## REQUEST
Each line from the top of the listing through the one holding "const yTicks = [0, 20, 40, 60, 80, 100, 120];" should be restated word for word, with nothing added and no pictures.

## MATERIAL PROVIDED
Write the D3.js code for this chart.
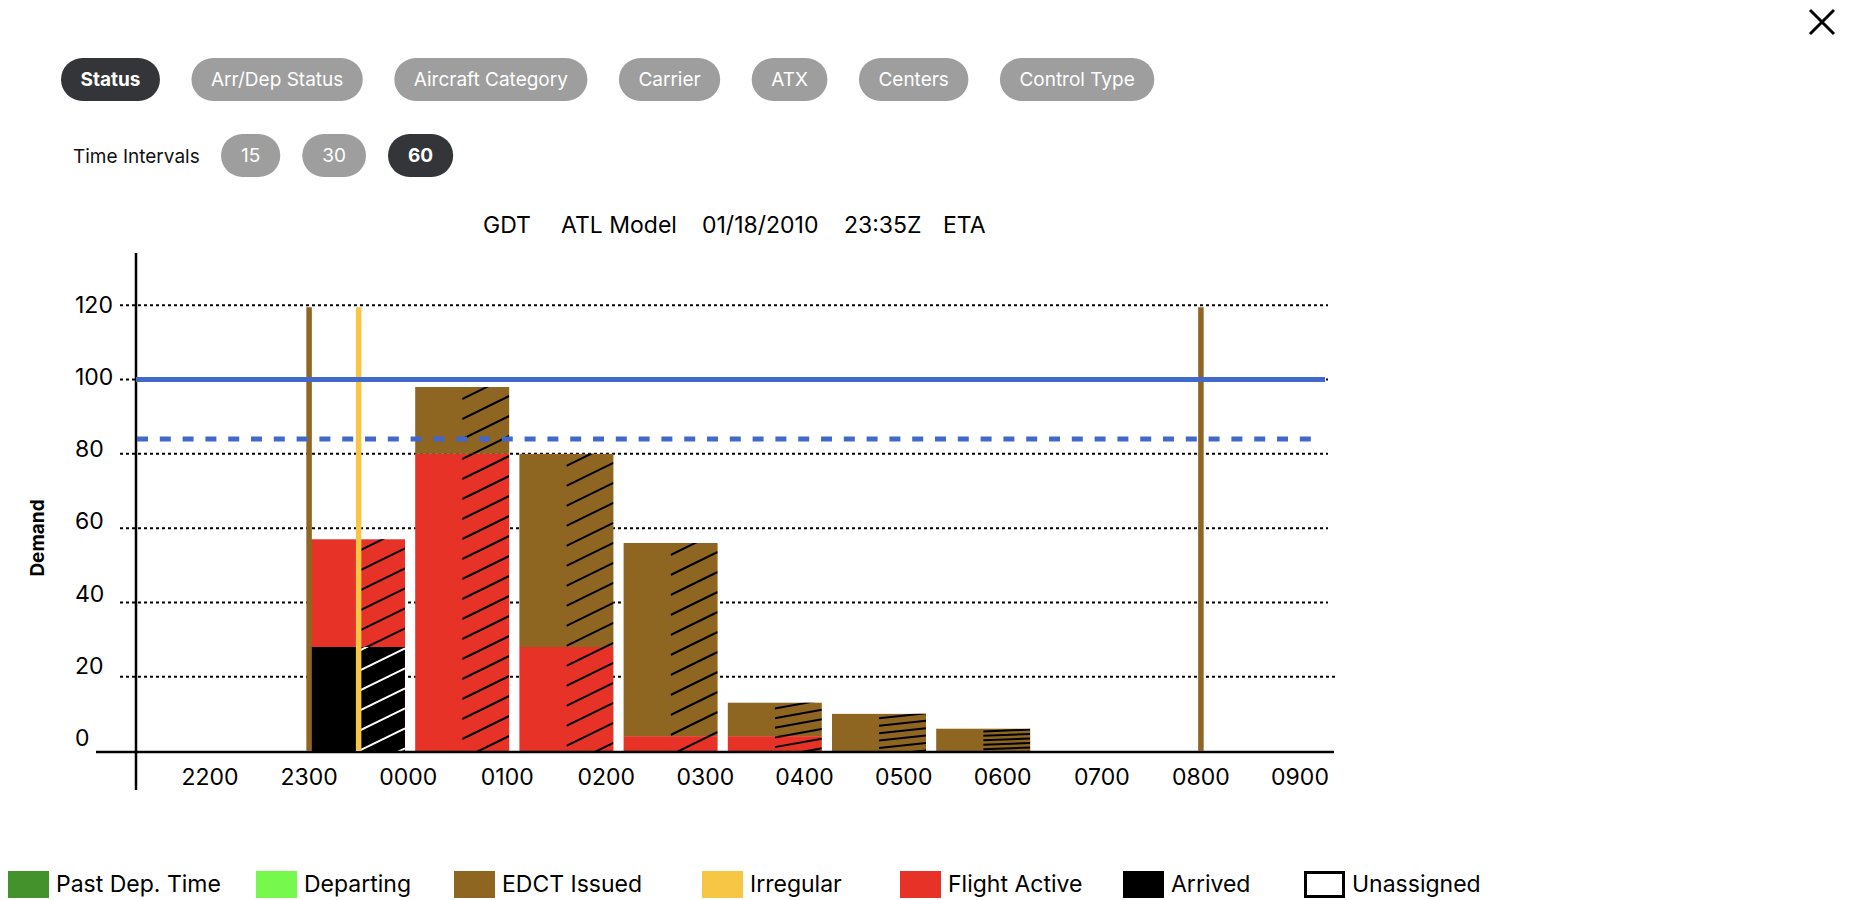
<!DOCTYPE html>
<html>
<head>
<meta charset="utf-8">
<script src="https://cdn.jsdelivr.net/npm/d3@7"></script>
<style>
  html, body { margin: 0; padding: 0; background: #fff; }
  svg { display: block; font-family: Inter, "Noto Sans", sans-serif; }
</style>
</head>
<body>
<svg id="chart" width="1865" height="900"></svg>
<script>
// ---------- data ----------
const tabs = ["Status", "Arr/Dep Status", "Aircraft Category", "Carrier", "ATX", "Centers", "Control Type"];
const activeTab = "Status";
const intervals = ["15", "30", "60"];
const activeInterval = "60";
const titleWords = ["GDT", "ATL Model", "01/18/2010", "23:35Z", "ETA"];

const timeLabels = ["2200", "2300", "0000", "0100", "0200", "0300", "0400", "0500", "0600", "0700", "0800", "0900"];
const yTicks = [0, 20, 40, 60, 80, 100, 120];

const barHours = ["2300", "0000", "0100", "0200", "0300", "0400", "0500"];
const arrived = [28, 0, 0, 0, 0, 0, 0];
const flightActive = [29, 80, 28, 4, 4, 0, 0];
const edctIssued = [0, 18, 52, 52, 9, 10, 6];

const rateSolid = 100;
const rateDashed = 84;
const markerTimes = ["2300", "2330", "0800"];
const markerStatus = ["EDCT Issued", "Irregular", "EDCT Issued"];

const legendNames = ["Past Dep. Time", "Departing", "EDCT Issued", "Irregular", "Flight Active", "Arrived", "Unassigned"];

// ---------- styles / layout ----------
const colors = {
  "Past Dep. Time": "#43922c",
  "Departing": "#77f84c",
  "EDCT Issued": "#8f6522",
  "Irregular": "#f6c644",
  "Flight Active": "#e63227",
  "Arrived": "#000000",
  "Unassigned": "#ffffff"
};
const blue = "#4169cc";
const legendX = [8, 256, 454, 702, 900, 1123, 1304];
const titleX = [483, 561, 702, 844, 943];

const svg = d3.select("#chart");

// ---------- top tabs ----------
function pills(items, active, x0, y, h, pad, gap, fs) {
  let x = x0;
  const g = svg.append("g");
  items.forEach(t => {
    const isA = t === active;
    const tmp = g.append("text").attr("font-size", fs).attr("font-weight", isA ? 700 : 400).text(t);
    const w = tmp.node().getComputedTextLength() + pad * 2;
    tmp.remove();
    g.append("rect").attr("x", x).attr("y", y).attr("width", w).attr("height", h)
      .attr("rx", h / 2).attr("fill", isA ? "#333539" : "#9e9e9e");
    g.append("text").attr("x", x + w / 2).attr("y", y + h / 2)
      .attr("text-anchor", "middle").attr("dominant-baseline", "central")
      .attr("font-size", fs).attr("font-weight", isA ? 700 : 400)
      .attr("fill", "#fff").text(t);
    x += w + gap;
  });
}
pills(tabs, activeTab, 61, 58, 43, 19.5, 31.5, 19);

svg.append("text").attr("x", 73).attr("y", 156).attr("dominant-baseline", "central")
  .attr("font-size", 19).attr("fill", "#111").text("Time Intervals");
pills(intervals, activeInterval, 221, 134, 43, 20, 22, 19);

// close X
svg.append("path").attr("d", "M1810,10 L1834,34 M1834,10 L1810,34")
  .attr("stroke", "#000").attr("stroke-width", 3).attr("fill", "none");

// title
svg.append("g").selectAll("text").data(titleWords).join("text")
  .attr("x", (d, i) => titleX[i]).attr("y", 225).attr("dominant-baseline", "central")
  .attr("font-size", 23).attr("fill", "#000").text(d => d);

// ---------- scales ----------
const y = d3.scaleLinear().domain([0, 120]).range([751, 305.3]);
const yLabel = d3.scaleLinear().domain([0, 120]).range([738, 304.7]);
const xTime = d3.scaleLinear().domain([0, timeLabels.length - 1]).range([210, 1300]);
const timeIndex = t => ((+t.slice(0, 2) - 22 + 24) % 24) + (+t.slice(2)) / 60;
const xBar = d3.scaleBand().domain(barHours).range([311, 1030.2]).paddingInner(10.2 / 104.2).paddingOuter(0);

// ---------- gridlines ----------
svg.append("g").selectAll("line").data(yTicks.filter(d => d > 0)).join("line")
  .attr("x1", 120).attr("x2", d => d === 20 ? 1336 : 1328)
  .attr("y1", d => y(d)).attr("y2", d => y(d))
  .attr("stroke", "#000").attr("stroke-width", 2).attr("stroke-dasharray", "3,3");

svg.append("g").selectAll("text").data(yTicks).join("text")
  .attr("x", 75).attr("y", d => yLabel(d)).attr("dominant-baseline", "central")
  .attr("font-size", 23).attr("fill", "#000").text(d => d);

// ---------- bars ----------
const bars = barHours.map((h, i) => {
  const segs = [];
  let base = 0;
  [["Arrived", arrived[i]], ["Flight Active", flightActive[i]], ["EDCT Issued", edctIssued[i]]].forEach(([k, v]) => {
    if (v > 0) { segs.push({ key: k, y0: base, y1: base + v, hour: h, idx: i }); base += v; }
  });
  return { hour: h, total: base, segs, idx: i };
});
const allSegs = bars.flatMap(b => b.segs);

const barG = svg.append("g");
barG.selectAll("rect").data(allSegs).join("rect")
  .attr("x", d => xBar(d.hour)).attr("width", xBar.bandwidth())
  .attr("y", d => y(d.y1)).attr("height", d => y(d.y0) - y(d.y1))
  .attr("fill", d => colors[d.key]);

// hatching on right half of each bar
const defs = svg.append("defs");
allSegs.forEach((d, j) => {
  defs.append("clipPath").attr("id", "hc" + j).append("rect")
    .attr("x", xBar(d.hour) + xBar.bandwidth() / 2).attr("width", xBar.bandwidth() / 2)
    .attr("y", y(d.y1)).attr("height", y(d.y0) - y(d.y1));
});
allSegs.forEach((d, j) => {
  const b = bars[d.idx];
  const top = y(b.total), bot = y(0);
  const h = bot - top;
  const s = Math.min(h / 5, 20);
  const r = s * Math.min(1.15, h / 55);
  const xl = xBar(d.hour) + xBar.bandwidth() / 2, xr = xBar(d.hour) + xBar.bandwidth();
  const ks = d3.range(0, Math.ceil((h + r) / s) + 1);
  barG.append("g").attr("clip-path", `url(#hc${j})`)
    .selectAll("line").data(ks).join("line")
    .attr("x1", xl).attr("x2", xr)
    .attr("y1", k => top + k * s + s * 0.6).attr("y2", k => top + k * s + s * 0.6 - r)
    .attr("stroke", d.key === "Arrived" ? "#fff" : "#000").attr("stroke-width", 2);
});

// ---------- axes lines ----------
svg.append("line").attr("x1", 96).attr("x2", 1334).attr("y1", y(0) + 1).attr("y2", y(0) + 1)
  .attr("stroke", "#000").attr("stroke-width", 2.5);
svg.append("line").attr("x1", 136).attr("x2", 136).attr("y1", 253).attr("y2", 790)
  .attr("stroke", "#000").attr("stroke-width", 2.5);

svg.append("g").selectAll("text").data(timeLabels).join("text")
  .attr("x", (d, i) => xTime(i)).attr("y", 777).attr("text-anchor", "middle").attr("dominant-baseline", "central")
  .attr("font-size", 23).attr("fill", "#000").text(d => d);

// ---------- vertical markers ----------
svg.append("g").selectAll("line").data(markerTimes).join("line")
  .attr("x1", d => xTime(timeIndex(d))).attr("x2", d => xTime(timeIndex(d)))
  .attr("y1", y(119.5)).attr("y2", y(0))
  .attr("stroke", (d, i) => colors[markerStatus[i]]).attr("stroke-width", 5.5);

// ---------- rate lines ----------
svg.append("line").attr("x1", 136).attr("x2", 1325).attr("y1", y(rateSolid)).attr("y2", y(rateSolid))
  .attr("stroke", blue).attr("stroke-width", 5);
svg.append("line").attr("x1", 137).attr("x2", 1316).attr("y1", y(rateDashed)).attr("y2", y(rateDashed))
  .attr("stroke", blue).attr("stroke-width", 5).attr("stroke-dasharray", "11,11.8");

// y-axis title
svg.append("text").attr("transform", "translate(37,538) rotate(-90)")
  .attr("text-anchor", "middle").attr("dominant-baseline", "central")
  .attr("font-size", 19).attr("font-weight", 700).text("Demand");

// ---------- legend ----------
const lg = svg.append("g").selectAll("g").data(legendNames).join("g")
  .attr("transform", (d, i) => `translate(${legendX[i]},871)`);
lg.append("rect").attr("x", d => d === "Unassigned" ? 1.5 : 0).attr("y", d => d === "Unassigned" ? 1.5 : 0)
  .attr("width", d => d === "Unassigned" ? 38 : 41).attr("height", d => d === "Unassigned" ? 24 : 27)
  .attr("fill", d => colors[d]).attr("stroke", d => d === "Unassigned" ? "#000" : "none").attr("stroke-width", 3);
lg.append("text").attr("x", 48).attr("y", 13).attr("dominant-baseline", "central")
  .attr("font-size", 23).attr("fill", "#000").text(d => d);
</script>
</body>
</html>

## RESPONSE BELOW
Write the D3.js code for this chart.
<!DOCTYPE html>
<html>
<head>
<meta charset="utf-8">
<script src="https://cdn.jsdelivr.net/npm/d3@7"></script>
<style>
  html, body { margin: 0; padding: 0; background: #fff; }
  svg { display: block; font-family: Inter, "Noto Sans", sans-serif; }
</style>
</head>
<body>
<svg id="chart" width="1865" height="900"></svg>
<script>
// ---------- data ----------
const tabs = ["Status", "Arr/Dep Status", "Aircraft Category", "Carrier", "ATX", "Centers", "Control Type"];
const activeTab = "Status";
const intervals = ["15", "30", "60"];
const activeInterval = "60";
const titleWords = ["GDT", "ATL Model", "01/18/2010", "23:35Z", "ETA"];

const timeLabels = ["2200", "2300", "0000", "0100", "0200", "0300", "0400", "0500", "0600", "0700", "0800", "0900"];
const yTicks = [0, 20, 40, 60, 80, 100, 120];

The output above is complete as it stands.